You know, I was just thinking the other day, wouldn't it be great if someone manufactured firearms specifically designed for children? After all, it's the constitutional right of every American to own a firearm without restriction, and the inability of children to adequately handle an adult-sized firearm due to their smaller stature and poor upper-body strength is an unforgivable trespass against the Second Amendment. To prevent a child from owning a gun because they're weaker, shorter and possess underdeveloped motor and cognitive skills than most normal adults is indeed unconstitutional -- at least according to gun zealots who will settle for nothing other than universal gun ownership.

Well, problem solved. Introducing the Crickett Youth Rifle.


No, that's not a spoof video by The Onion, however much I wish it had been. A gun manufacturer has actually produced a real-life rifle that's the perfect size for children (or dwarfs), and, based on the fun family-friendly tone of the commercial, not to mention the zany cricket cartoon mascot, they appear to be marketing these guns directly to kids, describing the Crickett with the first person possessive: "My First Rifle."

Retail price: $119 at Cabela's -- less than the cost of a video game console which is clearly more dangerous for children according to the NRA. (Wayne LaPierre thinks video game violence is more damaging than firearms but I'm sure he's all in favor of every red-blooded American kid owning a rifle.) And yes, girls, they seriously make a pink one so you won't have to shoot a gun that's covered with icky-icky boy germs. And the commercial tells us that it's "affordable, soft-shooting and accurate." The "accurate" part could've been bad news for the Mom and especially the boy in the commercial because she's pointing the goddamn rifle directly at his skull:

crickett_pointed_at_head

Hell, she's not even paying attention to the boy and where he's standing in relation to her fashionable yellow death machine. Oh but I'm sure she's totally a responsible gun owner who will teach her kids never to aim firearms at the heads of other people.

crickett_pointed_at_head2

Ah hell.

We're not talking about a B-B gun here, which more than a few kids have owned in spite of the potential to, you know, shoot your eye out. The Crickett is an actual rifle than fires actual .22 caliber rounds. Just to give you a point of reference in case you're not familiar with what a .22 caliber round is capable of: Bobby Kennedy was assassinated by a gunman firing a .22 caliber bullet. Ronald Reagan and James Brady, along with a Secret Service Agent and a police officer, were also shot by .22 caliber bullets fired by assassin John Hinckley. Brady, for his part, nearly died from his head wound and never walked again. So yeah, the Crickett considerably more powerful than a B-B gun. Why? I have no blessed idea.
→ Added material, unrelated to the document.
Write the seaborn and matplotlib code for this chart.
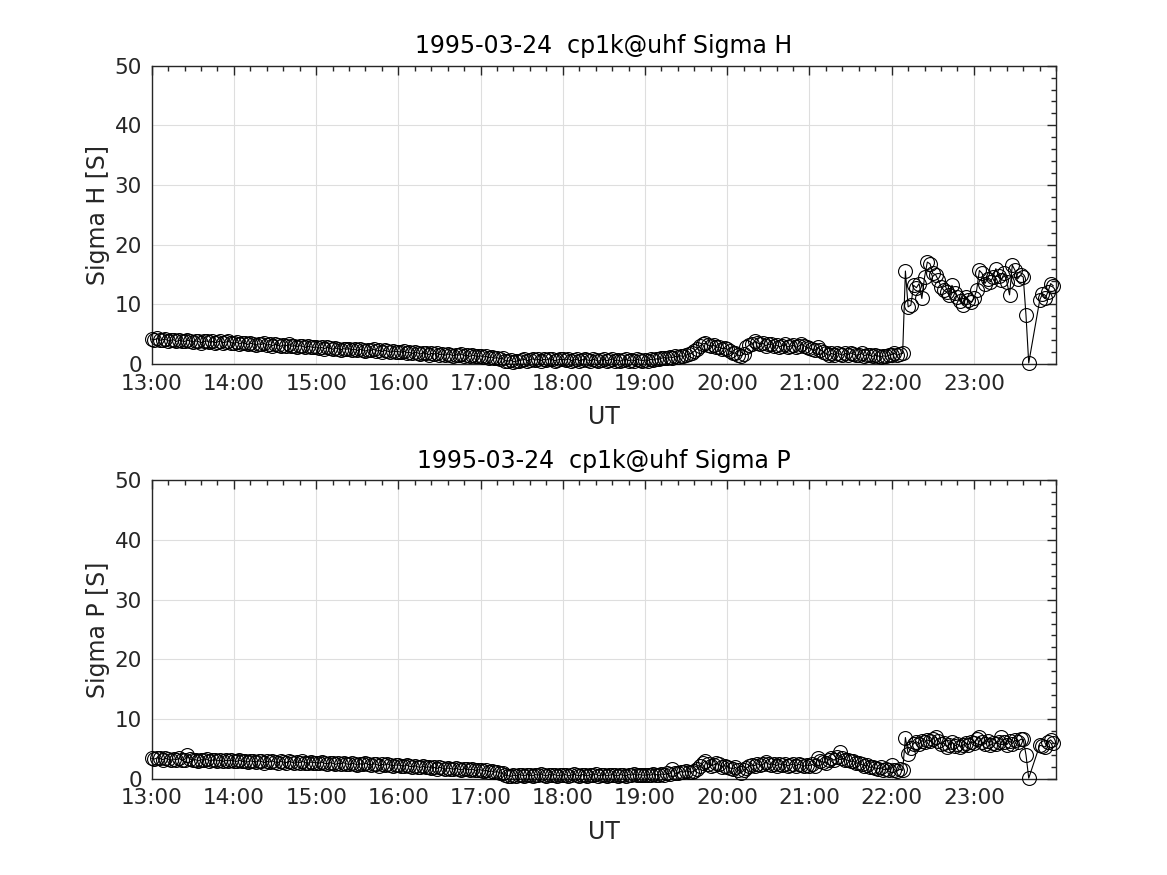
import matplotlib
matplotlib.use("Agg")
import matplotlib.pyplot as plt
from matplotlib.ticker import MultipleLocator, FixedLocator, FixedFormatter
import numpy as np
import pandas as pd
import seaborn as sns

# ---------------- data ----------------
date_str = "1995-03-24"
site = "cp1k@uhf"
panel_names = ["Sigma H", "Sigma P"]
ylabels = ["Sigma H [S]", "Sigma P [S]"]
hour_ticks = [13, 14, 15, 16, 17, 18, 19, 20, 21, 22, 23]
hour_labels = ["13:00", "14:00", "15:00", "16:00", "17:00", "18:00",
               "19:00", "20:00", "21:00", "22:00", "23:00"]

# minutes after 13:00 UT (2-min integrations, data gap 23:40-23:48)
minutes = list(range(0, 642, 2)) + [648, 650, 652, 654, 656, 658]

sigma_h = [
    # 13:00-13:58
    4.2, 4.1, 4.3, 4.0, 4.1, 4.2, 3.9, 4.0, 4.1, 3.8, 4.0, 3.9, 3.8, 4.0, 3.9,
    3.7, 3.9, 3.8, 3.6, 3.8, 3.9, 3.7, 3.8, 3.6, 3.7, 3.9, 3.6, 3.7, 3.8, 3.6,
    # 14:00-14:58
    3.5, 3.7, 3.4, 3.6, 3.5, 3.3, 3.5, 3.4, 3.2, 3.4, 3.3, 3.5, 3.2, 3.3, 3.1,
    3.3, 3.2, 3.0, 3.2, 3.1, 3.3, 3.0, 3.1, 2.9, 3.1, 3.0, 2.8, 3.0, 2.9, 2.8,
    # 15:00-15:58
    2.9, 2.7, 2.8, 2.6, 2.8, 2.7, 2.5, 2.7, 2.6, 2.4, 2.6, 2.5, 2.6, 2.4, 2.5,
    2.3, 2.5, 2.4, 2.2, 2.4, 2.3, 2.5, 2.2, 2.3, 2.1, 2.3, 2.2, 2.0, 2.2, 2.1,
    # 16:00-16:58
    2.1, 2.0, 2.2, 1.9, 2.0, 1.8, 2.0, 1.9, 1.7, 1.9, 1.8, 1.6, 1.8, 1.7, 1.9,
    1.6, 1.7, 1.5, 1.7, 1.6, 1.4, 1.6, 1.5, 1.7, 1.4, 1.5, 1.3, 1.5, 1.4, 1.3,
    # 17:00-17:58
    1.4, 1.2, 1.3, 1.1, 1.2, 1.0, 1.1, 0.9, 1.0, 0.6, 0.5, 0.7, 0.4, 0.5, 0.6,
    0.7, 0.8, 0.6, 0.7, 0.9, 0.7, 0.8, 0.6, 0.8, 0.7, 0.9, 0.8, 0.6, 0.7, 0.8,
    # 18:00-18:58
    0.8, 0.7, 0.9, 0.6, 0.7, 0.8, 0.6, 0.7, 0.9, 0.7, 0.6, 0.8, 0.7, 0.5, 0.7,
    0.8, 0.6, 0.7, 0.9, 0.6, 0.7, 0.5, 0.7, 0.8, 0.6, 0.7, 0.6, 0.8, 0.7, 0.6,
    # 19:00-19:58
    0.7, 0.6, 0.8, 0.7, 0.9, 0.8, 1.0, 1.1, 1.0, 1.2, 1.1, 1.3, 1.2, 1.4, 1.3,
    1.5, 1.7, 1.8, 2.2, 2.6, 3.0, 3.4, 3.5, 3.2, 3.0, 3.2, 2.8, 2.9, 2.6, 2.7,
    # 20:00-20:58
    2.5, 2.2, 1.8, 1.9, 1.5, 1.4, 1.7, 2.8, 3.2, 3.4, 3.8, 3.6, 3.3, 3.5, 3.1,
    3.3, 3.4, 3.0, 3.2, 2.9, 3.1, 3.3, 2.9, 3.0, 3.2, 2.8, 3.0, 3.3, 3.1, 2.8,
    # 21:00-21:58
    2.7, 2.5, 2.3, 2.8, 2.4, 2.1, 1.8, 1.5, 1.8, 1.6, 1.9, 1.7, 1.5, 1.8, 1.6,
    1.9, 1.7, 1.5, 1.6, 1.8, 1.4, 1.6, 1.5, 1.3, 1.5, 1.4, 1.2, 1.4, 1.3, 1.5,
    # 22:00-22:08
    1.6, 1.8, 1.5, 1.7, 1.8,
    # 22:10-23:40
    15.6, 9.6, 9.9, 13.2, 12.8, 13.5, 11.0, 14.6, 17.1, 16.8, 15.2, 15.0, 14.1,
    13.0, 12.4, 12.1, 11.6, 13.2, 12.0, 11.3, 10.5, 9.9, 11.3, 10.8, 10.4, 11.0,
    12.4, 15.7, 15.2, 13.5, 14.3, 13.8, 14.6, 16.0, 14.8, 14.1, 15.2, 13.8, 11.6,
    16.6, 15.7, 14.3, 14.9, 14.6, 8.2, 0.2,
    # 23:48-23:58
    10.7, 11.8, 11.0, 12.1, 13.5, 13.1,
]

sigma_p = [
    # 13:00-13:58
    3.4, 3.3, 3.5, 3.4, 3.2, 3.4, 3.3, 3.1, 3.3, 3.2, 3.4, 3.1, 3.2, 4.0, 3.3,
    3.1, 3.2, 3.0, 3.2, 3.1, 3.3, 3.0, 3.1, 3.2, 3.0, 3.1, 2.9, 3.1, 3.0, 3.1,
    # 14:00-14:58
    3.0, 2.9, 3.1, 2.9, 3.0, 2.8, 3.0, 2.9, 2.8, 3.0, 2.9, 2.7, 2.9, 2.8, 3.0,
    2.8, 2.7, 2.9, 2.8, 2.7, 2.9, 2.8, 2.6, 2.8, 2.7, 2.9, 2.7, 2.6, 2.8, 2.7,
    # 15:00-15:58
    2.7, 2.6, 2.8, 2.6, 2.5, 2.7, 2.6, 2.4, 2.6, 2.5, 2.7, 2.5, 2.4, 2.6, 2.5,
    2.3, 2.5, 2.4, 2.6, 2.4, 2.3, 2.5, 2.4, 2.2, 2.4, 2.3, 2.5, 2.3, 2.2, 2.3,
    # 16:00-16:58
    2.3, 2.2, 2.1, 2.3, 2.1, 2.0, 2.2, 2.0, 1.9, 2.1, 1.9, 2.0, 1.8, 1.9, 1.7,
    1.9, 1.8, 1.6, 1.8, 1.7, 1.6, 1.8, 1.6, 1.5, 1.7, 1.6, 1.5, 1.6, 1.4, 1.5,
    # 17:00-17:58
    1.5, 1.3, 1.4, 1.2, 1.3, 1.1, 1.2, 1.0, 0.9, 0.6, 0.5, 0.4, 0.6, 0.5, 0.7,
    0.6, 0.5, 0.7, 0.6, 0.5, 0.7, 0.6, 0.8, 0.6, 0.5, 0.7, 0.6, 0.7, 0.5, 0.6,
    # 18:00-18:58
    0.6, 0.7, 0.5, 0.6, 0.8, 0.6, 0.5, 0.7, 0.6, 0.5, 0.7, 0.6, 0.8, 0.5, 0.6,
    0.7, 0.5, 0.6, 0.7, 0.6, 0.5, 0.7, 0.6, 0.5, 0.7, 0.6, 0.8, 0.6, 0.7, 0.6,
    # 19:00-19:58
    0.6, 0.7, 0.6, 0.8, 0.7, 0.6, 0.8, 0.7, 0.9, 0.8, 1.6, 0.9, 1.0, 1.2, 1.1,
    1.3, 1.2, 1.1, 1.3, 1.6, 2.1, 2.6, 3.0, 2.5, 2.2, 2.3, 2.6, 2.4, 2.0, 2.2,
    # 20:00-20:58
    2.0, 1.8, 1.7, 1.9, 1.5, 0.9, 1.4, 1.8, 2.1, 2.3, 2.2, 2.5, 2.3, 2.4, 2.8,
    2.5, 2.3, 2.4, 2.2, 2.5, 2.3, 2.4, 2.2, 2.3, 2.5, 2.2, 2.4, 2.3, 2.1, 2.3,
    # 21:00-21:58
    2.2, 2.4, 2.1, 3.4, 3.0, 2.8, 2.6, 3.2, 3.4, 3.1, 3.6, 4.5, 3.4, 3.2, 3.1,
    2.9, 3.0, 2.6, 2.7, 2.4, 2.2, 2.3, 1.9, 2.0, 1.8, 1.7, 1.9, 1.5, 1.6, 1.5,
    # 22:00-22:08
    2.3, 1.5, 1.3, 1.6, 1.4,
    # 22:10-23:40
    6.9, 4.2, 5.1, 5.9, 6.2, 5.8, 6.4, 6.1, 6.5, 6.3, 6.6, 7.0, 6.3, 5.8, 6.0,
    5.4, 5.7, 6.2, 5.5, 5.8, 5.4, 5.6, 6.0, 5.7, 6.2, 6.0, 6.6, 7.0, 6.1, 5.8,
    6.4, 5.6, 6.0, 5.9, 6.2, 7.0, 6.2, 5.7, 6.3, 5.9, 6.5, 6.1, 6.6, 6.6, 4.0,
    0.1,
    # 23:48-23:58
    5.6, 5.5, 5.3, 6.2, 6.5, 6.0,
]

ut = [13 + m / 60.0 for m in minutes]
df = pd.DataFrame({"UT": ut, "Sigma H": sigma_h, "Sigma P": sigma_p})

# ---------------- style ----------------
sns.set_style("white")
text_col = "#262626"
plt.rcParams["font.family"] = ["DejaVu Sans"]
plt.rcParams["text.color"] = text_col
plt.rcParams["axes.labelcolor"] = text_col
plt.rcParams["xtick.color"] = text_col
plt.rcParams["ytick.color"] = text_col

fig = plt.figure(figsize=(11.67, 8.75), dpi=100)
positions = [[0.13, 0.5838, 0.775, 0.3412], [0.13, 0.11, 0.775, 0.3412]]

for pos, col, name, ylab in zip(positions, ["Sigma H", "Sigma P"], panel_names, ylabels):
    ax = fig.add_axes(pos)
    sns.lineplot(data=df, x="UT", y=col, ax=ax, estimator=None, sort=False,
                 color="black", linewidth=0.8, marker="o", markersize=10,
                 markerfacecolor="none", markeredgecolor="black",
                 markeredgewidth=0.8, clip_on=False, zorder=3)
    ax.set_xlim(13, 24)
    ax.set_ylim(0, 50)
    ax.xaxis.set_major_locator(FixedLocator(hour_ticks))
    ax.xaxis.set_major_formatter(FixedFormatter(hour_labels))
    ax.xaxis.set_minor_locator(MultipleLocator(0.2))
    ax.yaxis.set_major_locator(MultipleLocator(10))
    ax.yaxis.set_minor_locator(MultipleLocator(2))
    ax.tick_params(which="both", direction="in", top=True, right=True,
                   width=1.0, colors="#262626", labelsize=15.5)
    ax.tick_params(which="major", length=6.5, pad=7)
    ax.tick_params(which="minor", length=3.5)
    ax.grid(True, which="major", color="#dedede", linewidth=0.8)
    ax.set_axisbelow(True)
    for s in ax.spines.values():
        s.set_color("#262626")
        s.set_linewidth(1.0)
    ax.set_title(f"{date_str}  {site} {name}", fontsize=17, color="black", pad=9)
    ax.set_xlabel("UT", fontsize=17, labelpad=8)
    ax.set_ylabel(ylab, fontsize=17, labelpad=3)

fig.savefig("out.png", dpi=100)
But somewhere there's a board room full of sociopaths, not to mention parents, who honestly believe that children need to be packing deadly fire power.

I mean, what could possibly go wrong?

This week in Burkesville, Kentucky, a mother of two small children stepped outside for a moment while doing some household chores. It was just enough time for her five-year-old boy to shoot and kill his two-year-old sister, Caroline Stark, with, you guessed it, a Crickett, which was given to him as a gift -- "His First Rifle." It turns out the boy's parents forgot to remove a round that was left in the rifle. Another in a long list of children who've shot other children, accidentally or otherwise, in households run by alleged "good guys with guns."
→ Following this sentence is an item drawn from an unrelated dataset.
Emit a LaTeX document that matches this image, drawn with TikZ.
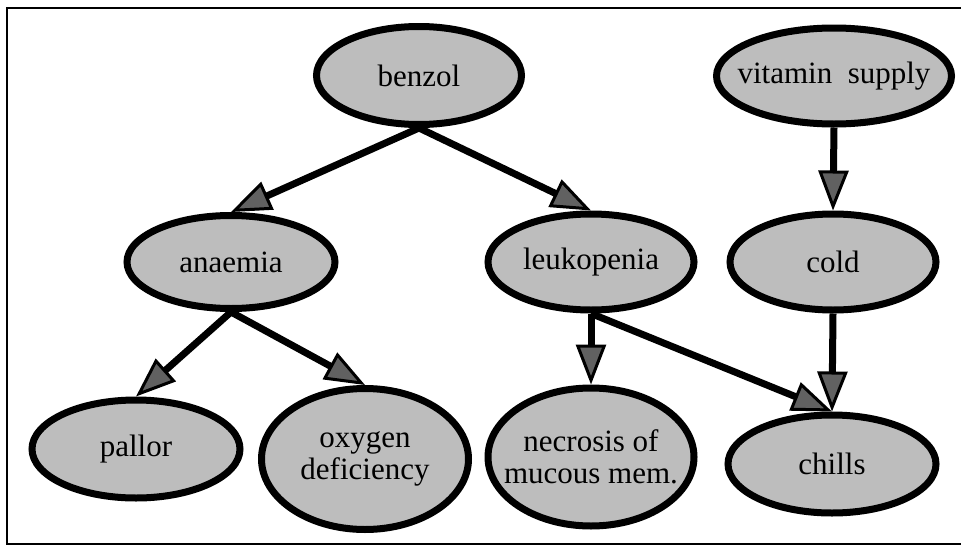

In a broader sense, Caroline is another casualty of the poisonous American gun culture -- a culture that's so ridiculously out of control that gun-manufacturers are allowed to market firearms to children without regulation or oversight, and in spite of Sandy Hook and a lengthening roster of daily firearm tragedies, too many of which involving kids. Sadly, any regulation or oversight will be absolutely and categorically labeled as unconstitutional and, following a multi-million dollar propaganda campaign by the NRA, filibustered by the Republican Party.

And as we all know, when God and the Constitution bestow liberty upon us, then anything goes. The sky's the limit, and we're entitled to it. The gun culture demands that Americans can own everything and anything that fires deadly projectiles regardless of age, status or background, and without any new regulations to keep up with technology or shifting societal problems. After all, liberty, etc.

UPDATE: The NRA is actively marketing firearms to kids at their convention. What? No cigarettes?